▶ **THE TASK**
Set down exactly the lines of the records from the top to the line containing "const labelFont = '19px"; include both.

▶ **DATA FOR THIS EXERCISE**
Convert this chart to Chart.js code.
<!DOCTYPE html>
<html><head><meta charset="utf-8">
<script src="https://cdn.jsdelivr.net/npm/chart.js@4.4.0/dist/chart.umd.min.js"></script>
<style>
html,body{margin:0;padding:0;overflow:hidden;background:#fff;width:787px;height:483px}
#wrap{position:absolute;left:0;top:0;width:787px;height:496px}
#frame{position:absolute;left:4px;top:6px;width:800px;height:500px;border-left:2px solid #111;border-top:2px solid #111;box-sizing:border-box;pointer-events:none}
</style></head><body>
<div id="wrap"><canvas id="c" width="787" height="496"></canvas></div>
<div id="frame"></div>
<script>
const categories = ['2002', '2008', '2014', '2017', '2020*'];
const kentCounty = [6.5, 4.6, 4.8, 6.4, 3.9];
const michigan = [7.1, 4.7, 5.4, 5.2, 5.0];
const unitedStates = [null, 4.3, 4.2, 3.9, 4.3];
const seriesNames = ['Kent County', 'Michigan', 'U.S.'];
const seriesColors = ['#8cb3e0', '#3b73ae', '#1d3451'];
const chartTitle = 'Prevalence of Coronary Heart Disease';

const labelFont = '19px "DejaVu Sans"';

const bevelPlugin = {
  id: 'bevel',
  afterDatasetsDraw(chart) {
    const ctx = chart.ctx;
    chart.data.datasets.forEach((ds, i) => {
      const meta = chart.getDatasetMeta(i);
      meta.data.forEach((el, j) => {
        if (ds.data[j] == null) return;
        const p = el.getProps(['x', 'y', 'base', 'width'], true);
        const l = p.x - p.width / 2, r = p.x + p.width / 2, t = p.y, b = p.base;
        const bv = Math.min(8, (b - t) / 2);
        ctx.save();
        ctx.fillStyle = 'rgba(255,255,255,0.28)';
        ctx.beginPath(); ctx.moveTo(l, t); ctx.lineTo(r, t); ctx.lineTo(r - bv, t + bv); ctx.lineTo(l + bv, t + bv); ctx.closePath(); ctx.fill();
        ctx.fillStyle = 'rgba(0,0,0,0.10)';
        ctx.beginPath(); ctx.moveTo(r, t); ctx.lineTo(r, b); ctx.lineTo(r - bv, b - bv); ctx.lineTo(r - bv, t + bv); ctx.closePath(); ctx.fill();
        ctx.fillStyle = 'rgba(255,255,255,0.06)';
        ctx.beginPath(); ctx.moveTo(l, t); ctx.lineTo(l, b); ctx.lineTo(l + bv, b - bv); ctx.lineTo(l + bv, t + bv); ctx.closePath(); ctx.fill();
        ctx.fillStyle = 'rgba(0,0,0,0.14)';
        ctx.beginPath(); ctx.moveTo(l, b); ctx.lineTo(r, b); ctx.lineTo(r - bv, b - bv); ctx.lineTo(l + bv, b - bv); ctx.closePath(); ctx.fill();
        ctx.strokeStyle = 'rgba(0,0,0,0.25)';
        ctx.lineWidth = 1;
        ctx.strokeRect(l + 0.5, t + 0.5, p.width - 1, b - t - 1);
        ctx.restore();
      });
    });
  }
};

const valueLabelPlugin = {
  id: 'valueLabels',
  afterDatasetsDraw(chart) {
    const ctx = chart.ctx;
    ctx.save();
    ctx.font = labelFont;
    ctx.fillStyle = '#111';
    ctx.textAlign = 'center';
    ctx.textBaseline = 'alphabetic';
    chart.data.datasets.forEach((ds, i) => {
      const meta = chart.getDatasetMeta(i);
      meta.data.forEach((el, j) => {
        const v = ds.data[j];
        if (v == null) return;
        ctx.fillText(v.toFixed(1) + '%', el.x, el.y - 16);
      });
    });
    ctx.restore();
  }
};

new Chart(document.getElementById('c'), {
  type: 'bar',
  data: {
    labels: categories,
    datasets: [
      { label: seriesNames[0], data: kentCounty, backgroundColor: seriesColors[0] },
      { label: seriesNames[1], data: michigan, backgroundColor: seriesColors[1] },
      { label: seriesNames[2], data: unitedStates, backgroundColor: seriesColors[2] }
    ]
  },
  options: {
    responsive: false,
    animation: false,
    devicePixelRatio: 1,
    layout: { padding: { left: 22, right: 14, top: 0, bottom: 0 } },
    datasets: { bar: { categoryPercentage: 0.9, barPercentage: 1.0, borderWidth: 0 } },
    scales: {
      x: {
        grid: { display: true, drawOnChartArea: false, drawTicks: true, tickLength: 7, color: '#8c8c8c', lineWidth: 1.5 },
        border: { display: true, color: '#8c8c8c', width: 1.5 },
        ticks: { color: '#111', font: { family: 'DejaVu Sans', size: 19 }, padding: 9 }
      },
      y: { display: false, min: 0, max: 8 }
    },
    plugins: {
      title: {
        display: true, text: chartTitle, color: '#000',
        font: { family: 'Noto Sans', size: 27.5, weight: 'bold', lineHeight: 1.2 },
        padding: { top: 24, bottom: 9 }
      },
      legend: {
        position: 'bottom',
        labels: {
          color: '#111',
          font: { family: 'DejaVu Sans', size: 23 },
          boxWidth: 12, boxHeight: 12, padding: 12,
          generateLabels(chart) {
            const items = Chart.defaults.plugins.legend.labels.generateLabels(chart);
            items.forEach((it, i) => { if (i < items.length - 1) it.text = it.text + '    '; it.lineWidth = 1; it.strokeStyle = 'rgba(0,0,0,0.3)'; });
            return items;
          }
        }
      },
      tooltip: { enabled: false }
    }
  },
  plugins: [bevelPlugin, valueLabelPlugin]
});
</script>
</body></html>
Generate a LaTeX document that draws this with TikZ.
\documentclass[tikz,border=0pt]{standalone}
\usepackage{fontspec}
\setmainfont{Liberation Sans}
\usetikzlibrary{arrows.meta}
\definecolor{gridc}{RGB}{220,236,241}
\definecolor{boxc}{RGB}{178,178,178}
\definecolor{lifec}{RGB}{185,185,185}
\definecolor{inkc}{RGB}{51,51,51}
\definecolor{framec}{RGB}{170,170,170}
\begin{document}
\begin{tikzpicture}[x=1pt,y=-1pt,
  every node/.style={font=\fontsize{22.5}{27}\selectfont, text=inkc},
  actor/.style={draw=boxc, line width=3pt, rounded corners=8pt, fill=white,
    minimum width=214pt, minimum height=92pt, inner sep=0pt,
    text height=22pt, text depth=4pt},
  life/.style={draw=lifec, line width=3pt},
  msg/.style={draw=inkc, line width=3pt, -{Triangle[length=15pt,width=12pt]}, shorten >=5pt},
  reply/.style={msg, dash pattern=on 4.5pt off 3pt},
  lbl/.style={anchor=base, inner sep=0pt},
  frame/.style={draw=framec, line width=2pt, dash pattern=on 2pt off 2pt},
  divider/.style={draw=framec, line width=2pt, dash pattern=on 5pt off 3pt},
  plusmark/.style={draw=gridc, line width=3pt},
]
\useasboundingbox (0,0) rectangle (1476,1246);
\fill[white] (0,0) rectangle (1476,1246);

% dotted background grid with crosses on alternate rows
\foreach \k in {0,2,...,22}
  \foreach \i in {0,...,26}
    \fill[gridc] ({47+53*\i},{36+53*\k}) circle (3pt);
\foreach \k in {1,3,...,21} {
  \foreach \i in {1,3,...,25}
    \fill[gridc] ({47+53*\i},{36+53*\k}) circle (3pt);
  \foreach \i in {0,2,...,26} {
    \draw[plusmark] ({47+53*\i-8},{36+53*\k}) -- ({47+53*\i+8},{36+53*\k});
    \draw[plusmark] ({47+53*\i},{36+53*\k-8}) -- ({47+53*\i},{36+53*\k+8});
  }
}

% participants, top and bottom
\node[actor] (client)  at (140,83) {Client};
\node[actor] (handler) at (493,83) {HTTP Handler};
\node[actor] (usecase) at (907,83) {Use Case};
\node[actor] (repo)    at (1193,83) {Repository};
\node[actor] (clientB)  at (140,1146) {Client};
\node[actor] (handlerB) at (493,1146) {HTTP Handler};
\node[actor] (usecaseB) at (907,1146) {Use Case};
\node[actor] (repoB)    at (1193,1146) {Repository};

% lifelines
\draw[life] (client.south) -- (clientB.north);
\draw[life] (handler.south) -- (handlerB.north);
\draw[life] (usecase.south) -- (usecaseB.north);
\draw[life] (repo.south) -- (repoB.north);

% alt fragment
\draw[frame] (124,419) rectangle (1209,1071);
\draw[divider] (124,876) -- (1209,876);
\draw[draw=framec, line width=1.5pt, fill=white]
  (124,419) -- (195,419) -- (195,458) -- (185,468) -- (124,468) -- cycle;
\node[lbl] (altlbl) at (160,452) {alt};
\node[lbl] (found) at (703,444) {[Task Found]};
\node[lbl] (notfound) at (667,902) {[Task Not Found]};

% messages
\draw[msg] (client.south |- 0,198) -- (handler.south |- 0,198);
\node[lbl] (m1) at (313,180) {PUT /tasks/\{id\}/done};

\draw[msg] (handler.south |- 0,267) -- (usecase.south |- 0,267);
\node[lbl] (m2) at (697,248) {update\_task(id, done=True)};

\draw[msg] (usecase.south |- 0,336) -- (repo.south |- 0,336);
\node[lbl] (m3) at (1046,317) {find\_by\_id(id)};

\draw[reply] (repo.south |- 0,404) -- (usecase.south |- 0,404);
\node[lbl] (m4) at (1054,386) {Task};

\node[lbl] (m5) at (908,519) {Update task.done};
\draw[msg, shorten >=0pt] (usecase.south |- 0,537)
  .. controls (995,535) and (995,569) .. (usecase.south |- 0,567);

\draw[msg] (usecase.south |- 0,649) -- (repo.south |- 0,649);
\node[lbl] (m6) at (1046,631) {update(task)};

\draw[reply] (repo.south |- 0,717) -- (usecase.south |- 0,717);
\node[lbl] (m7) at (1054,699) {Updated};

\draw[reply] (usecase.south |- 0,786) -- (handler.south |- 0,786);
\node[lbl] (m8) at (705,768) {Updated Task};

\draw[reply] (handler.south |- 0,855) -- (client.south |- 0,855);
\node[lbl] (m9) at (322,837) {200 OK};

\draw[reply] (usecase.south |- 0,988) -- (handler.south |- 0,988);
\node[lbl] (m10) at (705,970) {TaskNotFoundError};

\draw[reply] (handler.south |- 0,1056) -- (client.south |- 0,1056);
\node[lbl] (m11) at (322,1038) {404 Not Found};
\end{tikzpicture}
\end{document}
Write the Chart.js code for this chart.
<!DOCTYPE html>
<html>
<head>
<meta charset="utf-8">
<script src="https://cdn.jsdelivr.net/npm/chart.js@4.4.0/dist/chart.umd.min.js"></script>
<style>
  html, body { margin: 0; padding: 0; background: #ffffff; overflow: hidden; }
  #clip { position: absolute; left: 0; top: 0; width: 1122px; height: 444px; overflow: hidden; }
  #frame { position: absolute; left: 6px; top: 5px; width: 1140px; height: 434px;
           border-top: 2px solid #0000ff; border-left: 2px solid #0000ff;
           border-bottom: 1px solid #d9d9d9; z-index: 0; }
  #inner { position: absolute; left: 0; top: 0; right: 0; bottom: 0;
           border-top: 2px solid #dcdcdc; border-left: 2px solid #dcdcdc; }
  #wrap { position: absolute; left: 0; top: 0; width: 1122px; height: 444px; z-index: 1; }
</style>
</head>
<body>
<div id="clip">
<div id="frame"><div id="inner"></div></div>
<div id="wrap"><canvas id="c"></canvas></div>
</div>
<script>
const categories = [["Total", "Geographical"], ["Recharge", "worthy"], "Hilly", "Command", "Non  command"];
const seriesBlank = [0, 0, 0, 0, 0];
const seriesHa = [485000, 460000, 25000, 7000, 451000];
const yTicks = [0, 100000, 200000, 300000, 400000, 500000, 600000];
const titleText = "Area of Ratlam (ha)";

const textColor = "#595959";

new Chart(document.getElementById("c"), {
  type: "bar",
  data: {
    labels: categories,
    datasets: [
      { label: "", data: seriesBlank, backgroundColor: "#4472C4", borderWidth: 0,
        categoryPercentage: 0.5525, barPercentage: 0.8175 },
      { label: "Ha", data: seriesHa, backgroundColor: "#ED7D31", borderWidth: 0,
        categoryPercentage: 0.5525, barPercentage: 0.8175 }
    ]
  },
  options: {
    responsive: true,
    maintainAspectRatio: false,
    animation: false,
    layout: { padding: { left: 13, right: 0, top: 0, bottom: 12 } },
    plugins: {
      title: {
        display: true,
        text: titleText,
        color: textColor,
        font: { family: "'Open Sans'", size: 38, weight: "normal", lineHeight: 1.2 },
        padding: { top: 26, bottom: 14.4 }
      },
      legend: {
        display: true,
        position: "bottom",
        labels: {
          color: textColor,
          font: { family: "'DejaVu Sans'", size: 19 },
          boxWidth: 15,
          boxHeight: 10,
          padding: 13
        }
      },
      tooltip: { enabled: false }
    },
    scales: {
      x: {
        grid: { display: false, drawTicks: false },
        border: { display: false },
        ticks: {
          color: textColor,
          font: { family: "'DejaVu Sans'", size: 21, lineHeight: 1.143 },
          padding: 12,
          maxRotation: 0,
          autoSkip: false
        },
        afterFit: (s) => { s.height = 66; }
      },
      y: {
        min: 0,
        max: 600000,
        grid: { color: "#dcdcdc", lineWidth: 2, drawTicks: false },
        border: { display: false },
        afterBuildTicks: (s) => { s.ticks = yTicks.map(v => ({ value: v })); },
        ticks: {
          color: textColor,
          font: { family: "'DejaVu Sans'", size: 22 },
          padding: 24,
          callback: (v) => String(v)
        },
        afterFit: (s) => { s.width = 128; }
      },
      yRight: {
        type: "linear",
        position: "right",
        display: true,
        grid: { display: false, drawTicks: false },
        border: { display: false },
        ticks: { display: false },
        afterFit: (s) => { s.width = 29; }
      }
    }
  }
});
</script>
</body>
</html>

▶ **RESULT FOR THIS TASK**
Convert this chart to Chart.js code.
<!DOCTYPE html>
<html><head><meta charset="utf-8">
<script src="https://cdn.jsdelivr.net/npm/chart.js@4.4.0/dist/chart.umd.min.js"></script>
<style>
html,body{margin:0;padding:0;overflow:hidden;background:#fff;width:787px;height:483px}
#wrap{position:absolute;left:0;top:0;width:787px;height:496px}
#frame{position:absolute;left:4px;top:6px;width:800px;height:500px;border-left:2px solid #111;border-top:2px solid #111;box-sizing:border-box;pointer-events:none}
</style></head><body>
<div id="wrap"><canvas id="c" width="787" height="496"></canvas></div>
<div id="frame"></div>
<script>
const categories = ['2002', '2008', '2014', '2017', '2020*'];
const kentCounty = [6.5, 4.6, 4.8, 6.4, 3.9];
const michigan = [7.1, 4.7, 5.4, 5.2, 5.0];
const unitedStates = [null, 4.3, 4.2, 3.9, 4.3];
const seriesNames = ['Kent County', 'Michigan', 'U.S.'];
const seriesColors = ['#8cb3e0', '#3b73ae', '#1d3451'];
const chartTitle = 'Prevalence of Coronary Heart Disease';

const labelFont = '19px "DejaVu Sans"';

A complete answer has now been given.